Pre-shared keys are a thing in TLS 1.3 though there are subtle differences you ought to be aware of before implementing, but as I understand it SRP is not (at time of writing) and neither is anonymity.

It isn't possible to "just" take an extension to TLS 1.2 that altered the handshake mechanism and have it work in TLS 1.3 because the handshake is very different even though it was camouflaged so that rusted-in-place TLS 1.2 middleboxes think it's just TLS 1.2 and don't freak out.


I know it's not your team, but now that it's going in Windows kernel, maybe you could ask around... Any plans to support QUIC for data transfers from/to Azure Blob Storage?


I recently had a project in my college course to implement MP-QUIC, but there was sever lack of resources on it. What do you guys think of MPQUIC vs QUIC?

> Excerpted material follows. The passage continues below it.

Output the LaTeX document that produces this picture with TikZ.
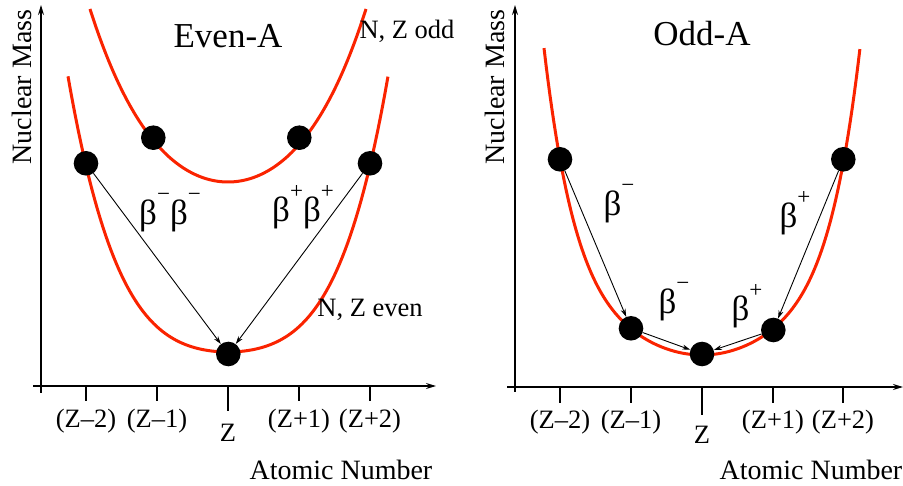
\documentclass[tikz,border=0pt]{standalone}
\usepackage{fontspec}
\setmainfont{Liberation Serif}
\usetikzlibrary{arrows.meta}
\definecolor{curvered}{RGB}{250,35,0}
\newcommand\betasup[1]{β\raisebox{23pt}{\fontsize{23}{23}\selectfont #1}}
\begin{document}
\begin{tikzpicture}[x=1pt,y=-1pt,
  curve/.style={curvered, line width=3pt},
  axis/.style={line width=1.4pt, -{Stealth[length=10pt,width=6pt]}},
  tickmark/.style={line width=1.4pt},
  dot/.style={circle, fill=black, minimum size=24.6pt, inner sep=0pt},
  arr/.style={line width=0.9pt, -{Stealth[length=8pt,width=5pt]}},
  title/.style={font=\fontsize{35}{40}\selectfont},
  lab/.style={font=\fontsize{26.5}{30}\selectfont},
  betalab/.style={font=\fontsize{35}{38}\selectfont, anchor=base, inner sep=0pt},
  axlab/.style={font=\fontsize{28}{32}\selectfont},
]
\useasboundingbox (0,0) rectangle (903,486);
\clip (0,0) rectangle (903,486);

% ---------- left panel: Even-A ----------
\coordinate (LyB) at (41,393); \coordinate (LyT) at (41,5);
\coordinate (LxL) at (33,386); \coordinate (LxR) at (436,386);
\draw[axis] (LyB) -- (LyT);
\draw[axis] (LxL) -- (LxR);
\foreach \t/\l in {86/401,157/401,228/411,299/401,370/401}
  \draw[tickmark] (\t,386) -- (\t,\l);

\draw[curve] plot[domain=-1.6:1.6, samples=120]
  ({228+100*\x},{352-36*\x*\x-28*(\x*\x)*(\x*\x)});
\draw[curve] plot[domain=-1.38:1.38, samples=120]
  ({228+100*\x},{182-68*\x*\x-12*(\x*\x)*(\x*\x)});

\node[dot] (LA) at (86,163.3) {};
\node[dot] (LB) at (153.3,137.7) {};
\node[dot] (LC) at (228.3,354) {};
\node[dot] (LD) at (299.3,137.7) {};
\node[dot] (LE) at (370,163.3) {};

\draw[arr] (LA) -- (LC);
\draw[arr] (LE) -- (LC);

\node[title] (evenA) at (228,36) {Even-A};
\node[lab] (oddNZ) at (407,31) {N, Z odd};
\node[lab] (evenNZ) at (370,310) {N, Z even};
\node[betalab] (bmbm) at (170,225) {\betasup{−}\betasup{−}};
\node[betalab] (bpbp) at (303,222) {\betasup{+}\betasup{+}};

\node[lab] (lt1) at (86,421) {(Z–2)};
\node[lab] (lt2) at (157,421) {(Z–1)};
\node[lab] (lt3) at (228,433) {Z};
\node[lab] (lt4) at (299,421) {(Z+1)};
\node[lab] (lt5) at (370,421) {(Z+2)};
\node[axlab, anchor=west] (lxlab) at (246,470) {Atomic Number};
\node[axlab, rotate=90] (lylab) at (22,87) {Nuclear Mass};

% ---------- right panel: Odd-A ----------
\coordinate (RyB) at (515,392); \coordinate (RyT) at (515,5);
\coordinate (RxL) at (507,387); \coordinate (RxR) at (903,387);
\draw[axis] (RyB) -- (RyT);
\draw[axis] (RxL) -- (RxR);
\foreach \t/\l in {560/403,631/403,702/415,773/403,843/403}
  \draw[tickmark] (\t,387) -- (\t,\l);

\draw[curve] plot[domain=-1.58:1.58, samples=160]
  ({702+100*\x},{355-48.9*\x*\x-11.88*(\x*\x)*(\x*\x)*(\x*\x)});

\node[dot] (RA) at (560,159.3) {};
\node[dot] (RB) at (631,328.3) {};
\node[dot] (RC) at (702,354) {};
\node[dot] (RD) at (773.3,330) {};
\node[dot] (RE) at (843.3,159.3) {};

\draw[arr] (RA) -- (RB);
\draw[arr] (RB) -- (RC);
\draw[arr] (RE) -- (RD);
\draw[arr] (RD) -- (RC);

\node[title] (oddA) at (702,34) {Odd-A};
\node[betalab] (rb1) at (619,216) {\betasup{−}};
\node[betalab] (rb2) at (674,314) {\betasup{−}};
\node[betalab] (rb3) at (747,321) {\betasup{+}};
\node[betalab] (rb4) at (795,228) {\betasup{+}};

\node[lab] (rt1) at (560,422) {(Z–2)};
\node[lab] (rt2) at (631,422) {(Z–1)};
\node[lab] (rt3) at (702,435) {Z};
\node[lab] (rt4) at (773,422) {(Z+1)};
\node[lab] (rt5) at (843,422) {(Z+2)};
\node[axlab, anchor=west] (rxlab) at (716,470) {Atomic Number};
\node[axlab, rotate=90] (rylab) at (495,87) {Nuclear Mass};
\end{tikzpicture}
\end{document}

Was't QUIC was standarized as HTTP/3 what makes it call QUIC not HTTP/3.


No. HTTP/3 is HTTP using QUIC as the lower-layer transport. QUIC itself allows for different protocols to be build on top of it, and was standardized on its own.


To expand on this:

• QUIC’s original implementation bound the transport protocol & app protocol to HTTP/2 - this was led by Google and is commonly referred to as “gQUIC”. This is what Chromium implemented and could be used via the Cronet library in other contexts. • A desire to use QUIC as a stand-alone transport layer (above UDP) grew, and is now standards-tracked as “IETF QUIC”. • HTTP/3 is a evolution (rather than a revolution) of HTTP/2 that requires IETF QUIC as a transport.


will it be possible to use the « sendfile » system call to do zero copy file transfers on a quick connection?


Will you add support for boringssl?


Not likely, unless we get a customer ask for it. But when we start accepting external contributions it shouldn't be too hard for someone else to add the support. We already (unofficially) support 3 different TLS libraries (schannel, openssl, mitls).


will this be integrated in some rpc framework like gRPC we all can use ?


is this using BBR congestion algorithm ?


Not yet. BBR is on the TODO list though.